2014 Sports Hall of Fame Inductee
In a small town like Cliff, you don’t always win big with pure talent. Sometimes, you have to tap into tradition, community pride and that old school lifeline called hard work.
Just ask Pete Shock, the hometown kid who was a star basketball player for the Cowboys in the late ‘60s, then came back home to establish a powerhouse small schools basketball program that continues to produce 20-win-plus seasons year after year.
When Pete retired as the boys basketball coach at Cliff High School in March of 2013, his teams at the little school in southwest New Mexico had won 10 state championships and his coaching career record of 854 wins—including three years at Silver High School—is second only to legendary Hobbs coach Ralph Tasker.
“It became a tradition,’’ says the newest inductee into the New Mexico Sports Hall of Fame. “In Cliff, expectations were high, from the players and the community. Parents wanted to see their kids excel.’’
Yes, says Pete, there were years when he had size, speed and good shooters. He uses the analogy that if you’re a horse trainer, you’re not going to win the Kentucky Derby with “donkeys.’’
“Not every year, but some years we had good size and athletic ability. I had a bunch of thoroughbreds,’’ says Shock.
But when the talent pool is shallow, that’s where coaching and commitment come into play. It’s a formula that has served the Cliff community well over the years and started with Pete’s dad, Dale Shock, who spent 42 years coaching at Cliff High School.

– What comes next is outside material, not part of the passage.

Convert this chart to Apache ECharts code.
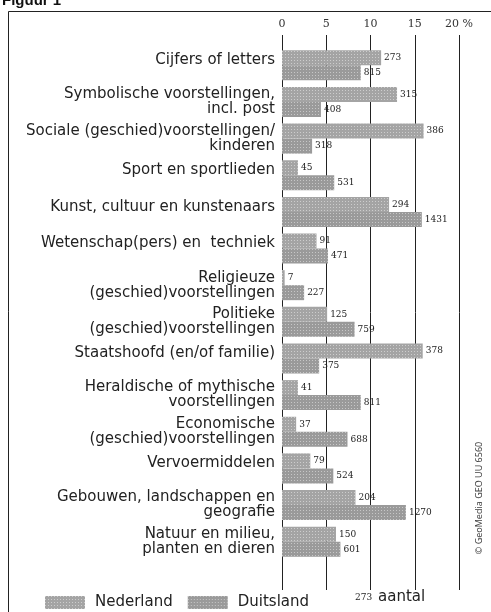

“I’ve got to give a lot of the credit to my dad,’’ says Pete. “He had such a strong program. It was a history of good basketball teams. Early on in my career at Cliff I was coaching second and third generation (kids) from families that had been in town forever. A big part of the battle had been won before I go there. It was a great thing to be a basketball player at Cliff High School.’’
Pete Shock graduated from Cliff High School in 1968. He was a star guard on the basketball team and still holds the career scoring record with more than 1,700 points. His senior year he was named to the All-State basketball team and to the South All-Star squad. He also competed in track (long jump, pole vault and high jump) and played baseball for the Cowboys.
He went on to Western New Mexico University on a basketball scholarship and achieved similar success there. He was named to the All-Conference team in the Rocky Mountain Athletic Conference and to the All-District team.
He graduated from Western New Mexico in 1972 with degrees in business, business education, physical education and economics.
He did his student teaching at Silver High School and was an assistant there to Marv Sanders for three years. At that point he was ready for a head coaching job of his own and had verbally committed to take such a job. But when the Cliff High coaching job came open, he decided to return to his hometown.
“The idea of coming home peaked my interest,’’ says Shock. “It was a labor of love.’’
Shock led the Cowboys to the State Tournament in his first year as the head coach and the labor of love turned into a decades-long passion for enduring success.
Today, Pete is still part of the Cliff High community. He serves as the athletic director and oversees a sports program in which his son Brian is now the boys head basketball coach.